4. The multi-channel LED system in claim 2, wherein the protective unit further comprising a short circuit protective circuit, the short circuit protective circuit comprising:

an auxiliary winding electrically coupled to the power adaptor;

a protective diode electrically connected to the auxiliary winding;

a first transistor electrically connected to the protective diode;

a second transistor electrically connected to the protective diode and the first transistor; and

a third transistor electrically connected to the protective diode;

whereby, the auxiliary winding detects a modulated DC power outputting from the power adaptor and turns on and turns off the second transistor so as to achieve short circuit protection.

5. The multi-channel LED driving system in claim 4, wherein the first transistor is a PNP bipolar junction transistor and the second transistor is an NPN bipolar junction transistor.

6. The multi-channel LED driving system in claim 1, wherein the power adapter is an isolated DC to DC adaptor.

7. The multi-channel LED driving system in claim 1, wherein the CC/CV controller comprises a voltage regulator and a resistor and capacitor network electrically connected to the voltage regulator.

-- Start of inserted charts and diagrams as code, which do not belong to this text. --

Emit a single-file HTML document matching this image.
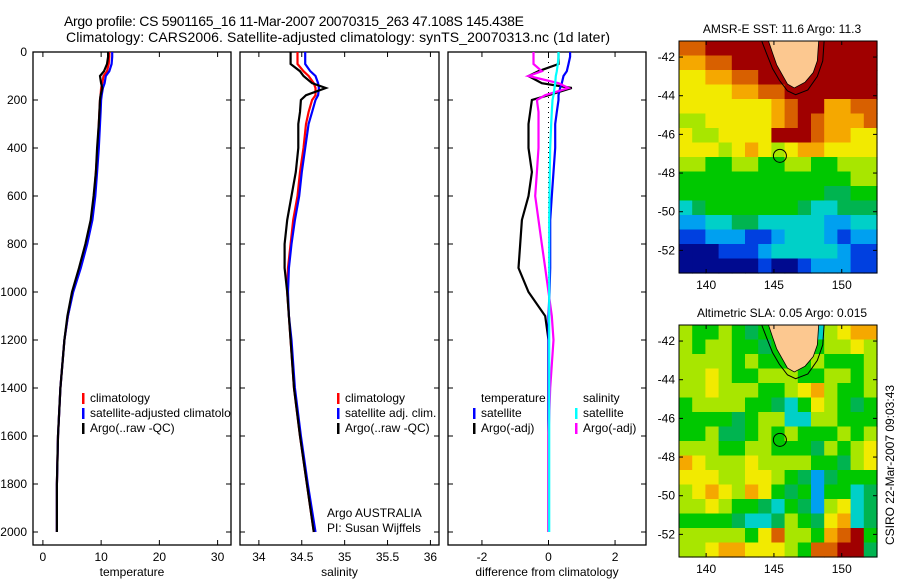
<!DOCTYPE html>
<html><head><meta charset="utf-8"><style>
body{margin:0;background:#fff;}
svg{display:block;font-family:"Liberation Sans",sans-serif;}
</style></head><body>
<svg id="fig" width="900" height="580" viewBox="0 0 900 580">
<text x="64" y="26" font-size="14" textLength="460">Argo profile: CS 5901165_16 11-Mar-2007 20070315_263 47.108S 145.438E</text>
<text x="66" y="42" font-size="14" textLength="544">Climatology: CARS2006. Satellite-adjusted climatology: synTS_20070313.nc (1d later)</text>
</svg>
<script>
// ---- profile data ----
const depths = [0,20,50,80,100,130,150,180,200,250,300,400,500,600,700,800,900,1000,1100,1200,1400,1600,1800,2000];
const tempArgo = [11.2,11.2,11.0,10.5,9.8,10.0,10.2,9.9,9.8,9.7,9.6,9.3,9.1,8.7,8.2,7.3,6.2,5.0,4.2,3.7,3.0,2.6,2.4,2.4];
const tempClim = [11.4,11.4,11.3,11.0,10.4,10.2,10.0,9.9,9.8,9.7,9.6,9.4,9.1,8.8,8.3,7.5,6.4,5.1,4.3,3.7,3.0,2.6,2.4,2.4];
const tempSat  = [11.9,11.9,11.8,11.4,10.8,10.6,10.3,10.1,10.0,9.9,9.8,9.6,9.3,9.0,8.5,7.6,6.5,5.2,4.3,3.7,3.0,2.6,2.4,2.4];
const salArgo = [34.37,34.37,34.37,34.48,34.52,34.62,34.78,34.55,34.49,34.48,34.46,34.46,34.43,34.38,34.33,34.30,34.30,34.33,34.35,34.37,34.41,34.48,34.56,34.64];
const salClim = [34.45,34.45,34.45,34.52,34.58,34.64,34.66,34.66,34.62,34.58,34.55,34.52,34.48,34.45,34.40,34.37,34.34,34.33,34.35,34.37,34.41,34.48,34.56,34.64];
const salSat  = [34.54,34.54,34.54,34.60,34.66,34.69,34.70,34.69,34.66,34.62,34.58,34.54,34.50,34.47,34.42,34.38,34.35,34.34,34.35,34.38,34.42,34.49,34.57,34.66];
const dTempArgo = [0.3,0.3,0.3,-0.3,-0.6,-0.2,0.7,0,-0.5,-0.55,-0.6,-0.6,-0.5,-0.6,-0.8,-0.85,-0.9,-0.6,-0.1,0,0,0,0,0];
const dTempSat  = [0.65,0.65,0.6,0.55,0.45,0.4,0.35,0.3,0.3,0.25,0.2,0.2,0.15,0.1,0.05,0.05,0.05,0.03,0,0,0,0,0,0];
const dSalSat   = [0.3,0.3,0.28,0.25,0.22,0.2,0.18,0.15,0.12,0.1,0.08,0.05,0.04,0.03,0.02,0.02,0.02,0.02,0.02,0.02,0.02,0.02,0.02,0.02];
const dSalArgo  = [-0.45,-0.45,-0.45,-0.2,-0.6,0.3,0.6,-0.1,-0.35,-0.3,-0.3,-0.3,-0.35,-0.4,-0.3,-0.2,-0.1,0,0.1,0.15,0.05,0,0,0];
const depthTicks = [0,200,400,600,800,1000,1200,1400,1600,1800,2000];
const tempTicks = [0,10,20,30];
const salTicks = [34,34.5,35,35.5,36];
const diffTicks = [-2,0,2];
// ---- map data (colour class 0..a per cell, L = land) ----
const sstRows = ["99aaaaaaaaaaaaa","8899aaaaaaaaaaa","778899aaaaaaaaa","77778899aaaaaaa","777777789aa8899","667777789a98889","7667777aaa98877","777678767887777","665566556655666","555555555555566","555555555554455","345555555433444","223344333332233","112221123332122","000111233333211","000000100122211"];
const slaRows = ["655654555536788","656655455556676","666656555565556","667655666556656","667666556786556","566665543576545","555545663366555","556445656555656","666556655546567","876667666655467","777667765424555","678768754525534","667655435426734","555543346547834","6666657966589a5","667887776599aa4"];
const mapLonTicks = [140,145,150];
const mapLatTicks = [-42,-44,-46,-48,-50,-52];

const NS="http://www.w3.org/2000/svg";
const svg=document.getElementById('fig');
function el(tag,attrs,parent){const e=document.createElementNS(NS,tag);for(const k in attrs)e.setAttribute(k,attrs[k]);(parent||svg).appendChild(e);return e;}
function txt(x,y,s,size,anchor,parent){const t=el('text',{x:x,y:y,'font-size':size,'text-anchor':anchor||'start'},parent);t.textContent=s;return t;}

const Y0=52, YPX=0.24;
const yD=d=>Y0+d*YPX;
function panel(name,x0,x1,xmin,xmax,ticks,label,fmt){
  const g=el('g',{});
  
  
  const sx=v=>x0+(v-xmin)/(xmax-xmin)*(x1-x0);
  const fr=el('rect',{x:x0,y:52,width:x1-x0,height:493,fill:'none',stroke:'#000','stroke-width':1.3},g);
  
  
  depthTicks.forEach(d=>{el('line',{x1:x0,x2:x0+5,y1:yD(d),y2:yD(d),stroke:'#000'},g);el('line',{x1:x1,x2:x1-5,y1:yD(d),y2:yD(d),stroke:'#000'},g);});
  ticks.forEach(v=>{const x=sx(v);el('line',{x1:x,x2:x,y1:545,y2:540,stroke:'#000'},g);el('line',{x1:x,x2:x,y1:52,y2:57,stroke:'#000'},g);
    const t=txt(x,561,fmt?fmt(v):String(v),12,'middle',g);});
  const xl=txt((x0+x1)/2,576,label,12,'middle',g);
  
  
  return {g,sx};
}
function line(p,vals,color,name,w){
  const pts=vals.map((v,i)=>p.sx(v).toFixed(1)+','+yD(depths[i]).toFixed(1)).join(' ');
  const l=el('polyline',{points:pts,fill:'none',stroke:color,'stroke-width':w||2.2},p.g);
  
  
}
// depth labels
depthTicks.forEach(d=>{const t=txt(27,yD(d)+4,String(d),12,'end');});

const p1=panel('temperature-panel',33,231,-1.7,32.3,tempTicks,'temperature');
line(p1,tempClim,'#f00','temperature-climatology-line');
line(p1,tempSat,'#00f','temperature-satellite-line');
line(p1,tempArgo,'#000','temperature-argo-line');
const p2=panel('salinity-panel',240,439,33.78,36.1,salTicks,'salinity');
line(p2,salClim,'#f00','salinity-climatology-line');
line(p2,salSat,'#00f','salinity-satellite-line');
line(p2,salArgo,'#000','salinity-argo-line');
const p3=panel('difference-panel',448,646,-3.02,2.93,diffTicks,'difference from climatology',v=>v<0?'-'+Math.abs(v):String(v));
const zl=el('line',{x1:p3.sx(0),x2:p3.sx(0),y1:yD(0),y2:yD(2000),stroke:'#000','stroke-dasharray':'1,4'},p3.g);


line(p3,dTempArgo,'#000','temp-argo-diff-line');
line(p3,dTempSat,'#00f','temp-satellite-diff-line');
line(p3,dSalArgo,'#f0f','sal-argo-diff-line');
line(p3,dSalSat,'#0ff','sal-satellite-diff-line');

function legend(x,y,color,label,clipR){
  if(color){const m=el('rect',{x:x-8,y:y-9,width:2.5,height:11,fill:color});}
  const t=txt(x,y,label,12,'start');
  
  
  if(clipR){t.setAttribute('clip-path','url(#clip1)');}
}
const defs=el('defs',{});const cp=el('clipPath',{id:'clip1'},defs);el('rect',{x:0,y:0,width:231,height:580},cp);
legend(90,402,'#f00','climatology');
legend(90,417,'#00f','satellite-adjusted climatology',true);
legend(90,432,'#000','Argo(..raw -QC)');
legend(345,402,'#f00','climatology');
legend(345,417,'#00f','satellite adj. clim.');
legend(345,432,'#000','Argo(..raw -QC)');
legend(481,402,null,'temperature');
legend(481,417,'#00f','satellite');
legend(481,432,'#000','Argo(-adj)');
legend(583,402,null,'salinity');
legend(583,417,'#0ff','satellite');
legend(583,432,'#f0f','Argo(-adj)');
const a1=txt(327,517,'Argo AUSTRALIA',12);
const a2=txt(327,532,'PI: Susan Wijffels',12);

// ---- maps ----
const cmap={'0':'#000a8f','1':'#0040e0','2':'#00a0f0','3':'#00d0c8','4':'#00b450','5':'#00c800','6':'#a8e600','7':'#f2ea00','8':'#f5a800','9':'#d86000','a':'#a00000','L':'#00c800'};
function map(name,top,rows,title){
  const L=679,R=877,T=top,B=top+232;
  const lonMin=138.0,lonMax=152.6,latTop=-41.17,latBot=-53.17;
  const mx=lon=>L+(lon-lonMin)/(lonMax-lonMin)*(R-L);
  const my=lat=>T+(latTop-lat)/(latTop-latBot)*(B-T);
  const g=el('g',{});
  
  
  const nr=rows.length,nc=rows[0].length,cw=(R-L)/nc,ch=(B-T)/nr;
  rows.forEach((row,r)=>{[...row].forEach((c,k)=>{
    const cell=el('rect',{x:(L+k*cw).toFixed(2),y:(T+r*ch).toFixed(2),width:(cw+0.6).toFixed(2),height:(ch+0.6).toFixed(2),fill:cmap[c]},g);
    
    
  });});
  const tas=[[144.6,-41.17],[144.9,-41.8],[145.2,-42.4],[145.6,-42.9],[146.0,-43.4],[146.5,-43.6],[147.3,-43.3],[147.9,-42.8],[148.2,-42.2],[148.3,-41.17]];
  const ring=[[144.1,-41.17],[144.5,-41.9],[144.9,-42.6],[145.4,-43.2],[146.0,-43.75],[146.6,-43.95],[147.5,-43.7],[148.2,-43.0],[148.6,-42.2],[148.7,-41.17]];
  const sh=el('polyline',{points:ring.map(p=>mx(p[0])+','+my(p[1])).join(' '),fill:'none',stroke:'#000','stroke-width':1},g);
  
  const land=el('polygon',{points:tas.map(p=>mx(p[0])+','+my(p[1])).join(' '),fill:'#fcc890',stroke:'#000','stroke-width':0.8},g);
  
  
  const c=el('circle',{cx:mx(145.44),cy:my(-47.11),r:6.5,fill:'none',stroke:'#000','stroke-width':1},g);
  
  
  el('rect',{x:L,y:T,width:R-L,height:B-T,fill:'none',stroke:'#000','stroke-width':1},g);
  mapLonTicks.forEach(v=>{const x=mx(v);el('line',{x1:x,x2:x,y1:B,y2:B-4,stroke:'#000'},g);el('line',{x1:x,x2:x,y1:T,y2:T+4,stroke:'#000'},g);
    const t=txt(x,B+16,String(v),12,'middle',g);});
  mapLatTicks.forEach(v=>{const y=my(v);el('line',{x1:L,x2:L+4,y1:y,y2:y,stroke:'#000'},g);el('line',{x1:R,x2:R-4,y1:y,y2:y,stroke:'#000'},g);
    const t=txt(675,y+4,String(v),12,'end',g);});
  const tt=txt(782,T-8,title,12,'middle',g);
  
  
}
map('sst-map',41,sstRows,'AMSR-E SST: 11.6 Argo: 11.3');
map('sla-map',325,slaRows,'Altimetric SLA: 0.05 Argo: 0.015');
const cs=txt(0,0,'CSIRO 22-Mar-2007 09:03:43',12,'middle');
cs.setAttribute('transform','translate(894,465) rotate(-90)');


</script>
</body></html>
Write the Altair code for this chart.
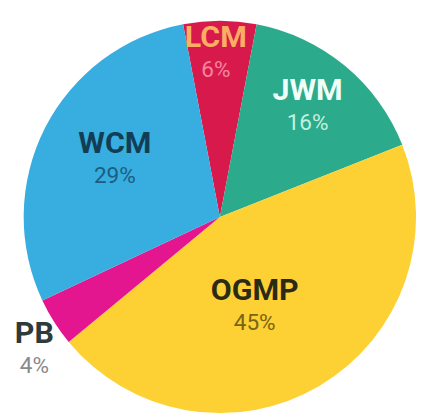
import math
import altair as alt
import pandas as pd

# ---- data ----
categories = ["LCM", "JWM", "OGMP", "PB", "WCM"]
shares = [6, 16, 45, 4, 29]
pct_labels = ["6%", "16%", "45%", "4%", "29%"]

# ---- styles ----
slice_colors = ["#D8194C", "#2BAA8C", "#FDD133", "#E3168F", "#37ADE0"]
name_colors = ["#FBAE63", "#F0FFF7", "#2A2A17", "#2E3B3B", "#123E55"]
pct_colors = ["#F4859C", "#C2F0DE", "#7A6414", "#8A8A8A", "#1D5E80"]

# label layout (pixel radius, small angular nudge in data units)
label_radius = {"LCM": 182, "JWM": 156, "OGMP": 84, "PB": 224, "WCM": 130}
label_nudge = {"LCM": -0.36, "JWM": -1.28, "OGMP": 1.56, "PB": 0.0, "WCM": 2.1}


def mapping_expr(d):
    expr = "0"
    for k, v in d.items():
        expr = f"datum.cat == '{k}' ? {v} : ({expr})"
    return expr


df = pd.DataFrame({
    "cat": categories,
    "share": shares,
    "pct": pct_labels,
    "order": list(range(len(categories))),
})

start = math.radians(-10.8)
theta_scale = alt.Scale(domain=[0, 100], range=[start, start + 2 * math.pi])

CX, CY = 216, 209

base = alt.Chart(df)

pie = base.mark_arc(outerRadius=200, stroke=None).encode(
    theta=alt.Theta("share:Q", stack=True, scale=theta_scale),
    color=alt.Color("cat:N", scale=alt.Scale(domain=categories, range=slice_colors), legend=None),
    order=alt.Order("order:Q", sort="ascending"),
    x=alt.value(CX),
    y=alt.value(CY),
)

lab = base.transform_window(
    cum="sum(share)", sort=[alt.SortField("order")]
).transform_calculate(
    mid=f"datum.cum - datum.share / 2 + ({mapping_expr(label_nudge)})",
    lr=mapping_expr(label_radius),
)

names = lab.mark_text(
    font="Roboto", fontSize=31, fontWeight="bold", align="center", baseline="middle"
).encode(
    theta=alt.Theta("mid:Q", scale=theta_scale, stack=None),
    radius=alt.Radius("lr:Q", scale=None),
    text="cat:N",
    color=alt.Color("cat:N", scale=alt.Scale(domain=categories, range=name_colors), legend=None),
    x=alt.value(CX),
    y=alt.value(CY),
)

pcts = lab.mark_text(
    font="Roboto", fontSize=23, align="center", baseline="middle", dy=32
).encode(
    theta=alt.Theta("mid:Q", scale=theta_scale, stack=None),
    radius=alt.Radius("lr:Q", scale=None),
    text="pct:N",
    color=alt.Color("cat:N", scale=alt.Scale(domain=categories, range=pct_colors), legend=None),
    x=alt.value(CX),
    y=alt.value(CY),
)

chart = alt.layer(pie, names, pcts).resolve_scale(
    color="independent"
).properties(
    width=418, height=411, padding=0, background="white"
).configure_view(stroke=None)

chart.save("out.html", embed_options={"renderer": "svg", "actions": False})
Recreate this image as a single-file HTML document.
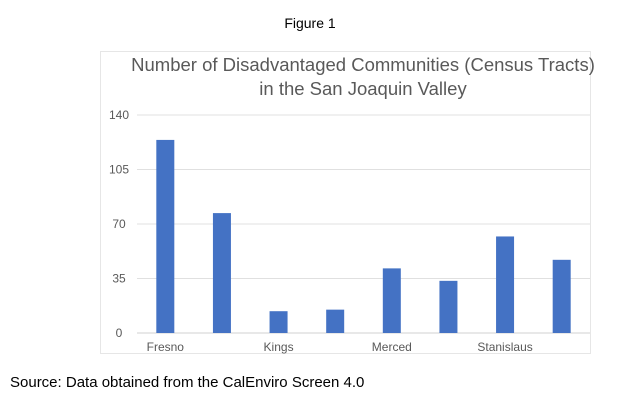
<!DOCTYPE html>
<html><head><meta charset="utf-8"><style>
body{margin:0;background:#fff;width:620px;height:413px;overflow:hidden;font-family:"Liberation Sans",sans-serif}
</style></head><body>
<svg width="620" height="413" xmlns="http://www.w3.org/2000/svg">
<text x="310" y="28" text-anchor="middle" font-size="14" fill="#000">Figure 1</text>
<rect x="100.5" y="51.5" width="490" height="302" fill="#fff" stroke="#e6e6e6"/>
<text x="363" y="71" text-anchor="middle" font-size="18.5" fill="#595959">Number of Disadvantaged Communities (Census Tracts)</text>
<text x="363" y="95" text-anchor="middle" font-size="18.5" fill="#595959">in the San Joaquin Valley</text>
<g id="grid"></g><g id="bars"></g><g id="labels"></g>
<text x="10" y="387" font-size="15" fill="#000">Source: Data obtained from the CalEnviro Screen 4.0</text>
</svg>
<script>
const categories=["Fresno","Kern","Kings","Madera","Merced","San Joaquin","Stanislaus","Tulare"];
const values=[124,77,14,15,41.5,33.5,62,47];
const ticks=[0,35,70,105,140];
const shownLabels=["Fresno","Kings","Merced","Stanislaus"];
const NS="http://www.w3.org/2000/svg";
const x0=137,x1=590,y0=333,y1=115,vmax=140;
const yS=v=>y0-(v/vmax)*(y0-y1);
const bw=(x1-x0)/categories.length;
const xC=i=>x0+bw*(i+0.5);
const g=document.getElementById('grid'),b=document.getElementById('bars'),l=document.getElementById('labels');
ticks.forEach(t=>{
 const ln=document.createElementNS(NS,'line');
 
 
 ln.setAttribute('x1',x0);ln.setAttribute('x2',x1);ln.setAttribute('y1',yS(t));ln.setAttribute('y2',yS(t));
 ln.setAttribute('stroke',t===0?'#d0d0d0':'#e0e0e0');ln.setAttribute('stroke-width','1');
 g.appendChild(ln);
 const tx=document.createElementNS(NS,'text');
 
 
 tx.setAttribute('x',119);tx.setAttribute('y',yS(t)+4);tx.setAttribute('text-anchor','middle');
 tx.setAttribute('font-size','12');tx.setAttribute('fill','#595959');tx.textContent=t;
 g.appendChild(tx);
});
values.forEach((v,i)=>{
 const r=document.createElementNS(NS,'rect');
 
 
 r.setAttribute('x',xC(i)-9);r.setAttribute('width',18);
 r.setAttribute('y',yS(v));r.setAttribute('height',y0-yS(v));r.setAttribute('fill','#4472c4');
 b.appendChild(r);
 if(shownLabels.includes(categories[i])){
  const tx=document.createElementNS(NS,'text');
  
  
  tx.setAttribute('x',xC(i));tx.setAttribute('y',351);tx.setAttribute('text-anchor','middle');
  tx.setAttribute('font-size','12');tx.setAttribute('fill','#595959');tx.textContent=categories[i];
  l.appendChild(tx);
 }
});
</script>
</body></html>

8. The multi-channel LED driving system in claim 7, wherein the resistor and capacitor network comprises a resistor and a capacitor to decide the frequency response of the CC/CV controller.

9. The multi-channel LED driving system in claim 1, wherein the linear regulator and the CC/CV controller respectively receives an external PWM dimming signal, thus control the voltage that the LED strings output by the dimming signal.